Exercise: Count how many lines have the word "page" in them. Reply with that number by itself.

Source data:
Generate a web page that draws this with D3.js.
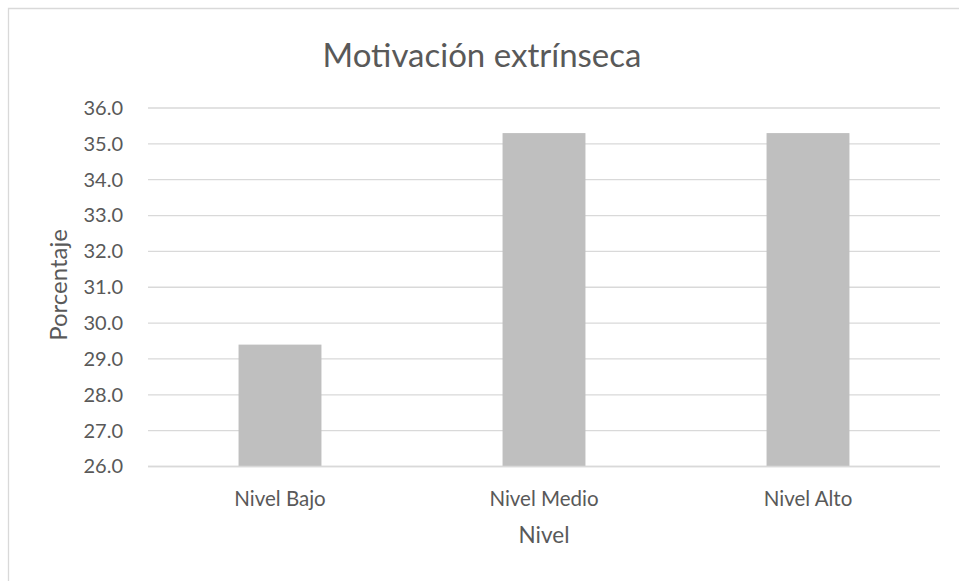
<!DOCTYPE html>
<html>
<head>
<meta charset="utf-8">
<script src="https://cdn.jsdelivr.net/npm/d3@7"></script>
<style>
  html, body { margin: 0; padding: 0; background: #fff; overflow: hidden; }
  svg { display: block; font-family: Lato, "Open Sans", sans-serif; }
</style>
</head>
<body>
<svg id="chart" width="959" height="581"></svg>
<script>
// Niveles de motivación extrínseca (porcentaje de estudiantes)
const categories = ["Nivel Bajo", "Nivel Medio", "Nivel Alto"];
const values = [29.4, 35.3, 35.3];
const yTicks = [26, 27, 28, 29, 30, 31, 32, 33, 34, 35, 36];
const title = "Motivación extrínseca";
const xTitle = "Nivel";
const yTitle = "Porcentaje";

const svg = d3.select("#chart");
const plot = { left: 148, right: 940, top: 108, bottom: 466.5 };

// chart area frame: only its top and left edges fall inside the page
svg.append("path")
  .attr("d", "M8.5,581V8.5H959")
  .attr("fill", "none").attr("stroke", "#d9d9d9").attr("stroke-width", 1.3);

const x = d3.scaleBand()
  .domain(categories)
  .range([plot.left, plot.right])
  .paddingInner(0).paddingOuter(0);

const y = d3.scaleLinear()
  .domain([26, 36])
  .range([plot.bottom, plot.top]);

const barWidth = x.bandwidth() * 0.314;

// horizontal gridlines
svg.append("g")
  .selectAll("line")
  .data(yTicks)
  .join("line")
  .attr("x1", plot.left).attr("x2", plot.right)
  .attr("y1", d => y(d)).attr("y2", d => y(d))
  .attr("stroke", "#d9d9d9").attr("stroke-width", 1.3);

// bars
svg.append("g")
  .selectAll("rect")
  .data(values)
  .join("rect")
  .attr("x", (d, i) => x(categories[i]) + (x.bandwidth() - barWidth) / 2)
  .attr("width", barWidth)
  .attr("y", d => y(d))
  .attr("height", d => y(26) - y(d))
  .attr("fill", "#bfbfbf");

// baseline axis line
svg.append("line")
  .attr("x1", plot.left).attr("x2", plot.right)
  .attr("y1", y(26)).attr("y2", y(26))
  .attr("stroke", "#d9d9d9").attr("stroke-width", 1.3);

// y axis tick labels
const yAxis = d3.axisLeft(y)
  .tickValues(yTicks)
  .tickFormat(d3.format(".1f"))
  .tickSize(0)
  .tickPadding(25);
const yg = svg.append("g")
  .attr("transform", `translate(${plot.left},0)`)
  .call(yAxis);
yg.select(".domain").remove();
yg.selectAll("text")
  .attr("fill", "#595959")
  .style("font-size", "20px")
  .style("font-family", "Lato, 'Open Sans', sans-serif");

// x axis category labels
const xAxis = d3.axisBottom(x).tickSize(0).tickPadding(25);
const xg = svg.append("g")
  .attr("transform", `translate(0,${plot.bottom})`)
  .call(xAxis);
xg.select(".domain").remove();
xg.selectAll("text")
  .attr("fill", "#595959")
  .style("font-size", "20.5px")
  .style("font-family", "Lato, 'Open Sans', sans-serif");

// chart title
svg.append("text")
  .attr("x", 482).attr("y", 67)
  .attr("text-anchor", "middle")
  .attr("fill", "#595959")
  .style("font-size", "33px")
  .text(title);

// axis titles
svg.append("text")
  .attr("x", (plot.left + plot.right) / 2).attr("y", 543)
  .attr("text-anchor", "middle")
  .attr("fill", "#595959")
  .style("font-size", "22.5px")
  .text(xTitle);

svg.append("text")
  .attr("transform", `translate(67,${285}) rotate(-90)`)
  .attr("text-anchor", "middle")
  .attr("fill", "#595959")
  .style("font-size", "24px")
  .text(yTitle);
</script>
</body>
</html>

Expected answer: 2